» WHAT IS ASKED
Reproduce the listing exactly, with no pictures in your copy.

» DATA EXCERPT
-- Begin --

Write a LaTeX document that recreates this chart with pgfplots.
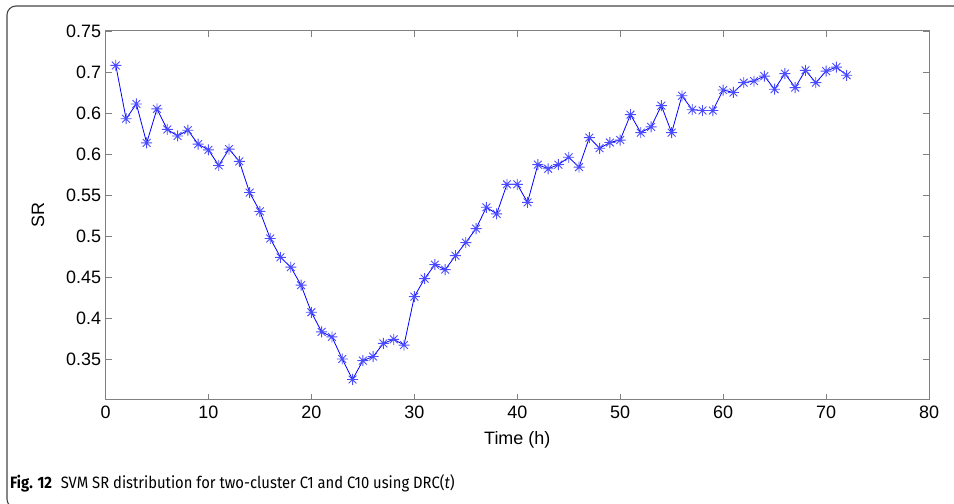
\documentclass[border=0pt]{standalone}
\usepackage{pgfplots}
\pgfplotsset{compat=1.18}
\usepackage{fontspec}
\usepackage{graphicx}
\setmainfont{Liberation Sans}
\newfontfamily\capfont{Fira Sans}
\definecolor{axgray}{RGB}{128,128,128}
\definecolor{framegray}{RGB}{70,70,70}
\definecolor{mblue}{RGB}{0,0,255}
\pgfdeclareplotmark{mstar}{%
  \pgfpathmoveto{\pgfqpoint{-\pgfplotmarksize}{0pt}}\pgfpathlineto{\pgfqpoint{\pgfplotmarksize}{0pt}}%
  \pgfpathmoveto{\pgfqpoint{0pt}{-\pgfplotmarksize}}\pgfpathlineto{\pgfqpoint{0pt}{\pgfplotmarksize}}%
  \pgfpathmoveto{\pgfqpoint{-0.7071\pgfplotmarksize}{-0.7071\pgfplotmarksize}}\pgfpathlineto{\pgfqpoint{0.7071\pgfplotmarksize}{0.7071\pgfplotmarksize}}%
  \pgfpathmoveto{\pgfqpoint{-0.7071\pgfplotmarksize}{0.7071\pgfplotmarksize}}\pgfpathlineto{\pgfqpoint{0.7071\pgfplotmarksize}{-0.7071\pgfplotmarksize}}%
  \pgfusepathqstroke}
\begin{document}
\begin{tikzpicture}
\useasboundingbox (0,0) rectangle (954bp,504bp);
\draw[framegray, line width=1.1bp, rounded corners=9bp] (960bp,498bp) -- (7bp,498bp) -- (7bp,-4bp) -- (30bp,-4bp);
\begin{axis}[
  at={(105.5bp,104bp)}, anchor=south west,
  width=823.5bp, height=369bp, scale only axis,
  xmin=0, xmax=80, ymin=0.3, ymax=0.75,
  xtick={0,10,...,80},
  ytick={0.35,0.4,0.45,0.5,0.55,0.6,0.65,0.7,0.75},
  yticklabels={0.35,0.4,0.45,0.5,0.55,0.6,0.6,0.7,0.75},
  axis line style={axgray, line width=1bp},
  tick style={axgray, line width=0.9bp},
  tick align=inside, major tick length=6bp,
  tick label style={font=\fontsize{18}{20}\selectfont, text=black},
  /pgf/number format/assume math mode=true,
  xticklabel style={yshift=-2bp},
  yticklabel style={xshift=-1bp},
  xlabel={Time (h)}, ylabel={SR},
  every axis x label/.style={at={(axis description cs:0.5,-0.108)}, anchor=center, font=\fontsize{18}{20}\selectfont},
  every axis y label/.style={at={(axis description cs:-0.082,0.5)}, rotate=90, anchor=center, font=\fontsize{18}{20}\selectfont},
  clip=false,
]
\addplot[mblue, line width=0.8bp, mark=mstar, mark size=5.5bp,
  mark options={mblue!70, line width=0.9bp}] coordinates {
(1,0.708) (2,0.643) (3,0.661) (4,0.6135) (5,0.655) (6,0.630) (7,0.622) (8,0.629)
(9,0.612) (10,0.605) (11,0.586) (12,0.606) (13,0.591) (14,0.553) (15,0.530) (16,0.497)
(17,0.474) (18,0.462) (19,0.440) (20,0.407) (21,0.383) (22,0.377) (23,0.350) (24,0.325)
(25,0.348) (26,0.353) (27,0.369) (28,0.374) (29,0.367) (30,0.426) (31,0.448) (32,0.465)
(33,0.459) (34,0.476) (35,0.492) (36,0.509) (37,0.535) (38,0.527) (39,0.563) (40,0.563)
(41,0.541) (42,0.587) (43,0.582) (44,0.587) (45,0.596) (46,0.584) (47,0.620) (48,0.607)
(49,0.614) (50,0.617) (51,0.648) (52,0.626) (53,0.633) (54,0.659) (55,0.626) (56,0.671)
(57,0.654) (58,0.653) (59,0.653) (60,0.678) (61,0.675) (62,0.687) (63,0.689) (64,0.695)
(65,0.679) (66,0.698) (67,0.681) (68,0.702) (69,0.687) (70,0.701) (71,0.706) (72,0.696)
};
\end{axis}
\node[anchor=base west, inner sep=0pt] at (10bp,16bp) {\scalebox{0.9}[1]{\capfont\fontsize{16.5}{18}\selectfont\textbf{Fig. 12}\hspace{0.6em}SVM SR distribution for two-cluster C1 and C10 using DRC(\textit{t})}};
\end{tikzpicture}
\end{document}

-- End --

» RESULT OF THIS EXERCISE
Write a LaTeX document that recreates this chart with pgfplots.
\documentclass[border=0pt]{standalone}
\usepackage{pgfplots}
\pgfplotsset{compat=1.18}
\usepackage{fontspec}
\usepackage{graphicx}
\setmainfont{Liberation Sans}
\newfontfamily\capfont{Fira Sans}
\definecolor{axgray}{RGB}{128,128,128}
\definecolor{framegray}{RGB}{70,70,70}
\definecolor{mblue}{RGB}{0,0,255}
\pgfdeclareplotmark{mstar}{%
  \pgfpathmoveto{\pgfqpoint{-\pgfplotmarksize}{0pt}}\pgfpathlineto{\pgfqpoint{\pgfplotmarksize}{0pt}}%
  \pgfpathmoveto{\pgfqpoint{0pt}{-\pgfplotmarksize}}\pgfpathlineto{\pgfqpoint{0pt}{\pgfplotmarksize}}%
  \pgfpathmoveto{\pgfqpoint{-0.7071\pgfplotmarksize}{-0.7071\pgfplotmarksize}}\pgfpathlineto{\pgfqpoint{0.7071\pgfplotmarksize}{0.7071\pgfplotmarksize}}%
  \pgfpathmoveto{\pgfqpoint{-0.7071\pgfplotmarksize}{0.7071\pgfplotmarksize}}\pgfpathlineto{\pgfqpoint{0.7071\pgfplotmarksize}{-0.7071\pgfplotmarksize}}%
  \pgfusepathqstroke}
\begin{document}
\begin{tikzpicture}
\useasboundingbox (0,0) rectangle (954bp,504bp);
\draw[framegray, line width=1.1bp, rounded corners=9bp] (960bp,498bp) -- (7bp,498bp) -- (7bp,-4bp) -- (30bp,-4bp);
\begin{axis}[
  at={(105.5bp,104bp)}, anchor=south west,
  width=823.5bp, height=369bp, scale only axis,
  xmin=0, xmax=80, ymin=0.3, ymax=0.75,
  xtick={0,10,...,80},
  ytick={0.35,0.4,0.45,0.5,0.55,0.6,0.65,0.7,0.75},
  yticklabels={0.35,0.4,0.45,0.5,0.55,0.6,0.6,0.7,0.75},
  axis line style={axgray, line width=1bp},
  tick style={axgray, line width=0.9bp},
  tick align=inside, major tick length=6bp,
  tick label style={font=\fontsize{18}{20}\selectfont, text=black},
  /pgf/number format/assume math mode=true,
  xticklabel style={yshift=-2bp},
  yticklabel style={xshift=-1bp},
  xlabel={Time (h)}, ylabel={SR},
  every axis x label/.style={at={(axis description cs:0.5,-0.108)}, anchor=center, font=\fontsize{18}{20}\selectfont},
  every axis y label/.style={at={(axis description cs:-0.082,0.5)}, rotate=90, anchor=center, font=\fontsize{18}{20}\selectfont},
  clip=false,
]
\addplot[mblue, line width=0.8bp, mark=mstar, mark size=5.5bp,
  mark options={mblue!70, line width=0.9bp}] coordinates {
(1,0.708) (2,0.643) (3,0.661) (4,0.6135) (5,0.655) (6,0.630) (7,0.622) (8,0.629)
(9,0.612) (10,0.605) (11,0.586) (12,0.606) (13,0.591) (14,0.553) (15,0.530) (16,0.497)
(17,0.474) (18,0.462) (19,0.440) (20,0.407) (21,0.383) (22,0.377) (23,0.350) (24,0.325)
(25,0.348) (26,0.353) (27,0.369) (28,0.374) (29,0.367) (30,0.426) (31,0.448) (32,0.465)
(33,0.459) (34,0.476) (35,0.492) (36,0.509) (37,0.535) (38,0.527) (39,0.563) (40,0.563)
(41,0.541) (42,0.587) (43,0.582) (44,0.587) (45,0.596) (46,0.584) (47,0.620) (48,0.607)
(49,0.614) (50,0.617) (51,0.648) (52,0.626) (53,0.633) (54,0.659) (55,0.626) (56,0.671)
(57,0.654) (58,0.653) (59,0.653) (60,0.678) (61,0.675) (62,0.687) (63,0.689) (64,0.695)
(65,0.679) (66,0.698) (67,0.681) (68,0.702) (69,0.687) (70,0.701) (71,0.706) (72,0.696)
};
\end{axis}
\node[anchor=base west, inner sep=0pt] at (10bp,16bp) {\scalebox{0.9}[1]{\capfont\fontsize{16.5}{18}\selectfont\textbf{Fig. 12}\hspace{0.6em}SVM SR distribution for two-cluster C1 and C10 using DRC(\textit{t})}};
\end{tikzpicture}
\end{document}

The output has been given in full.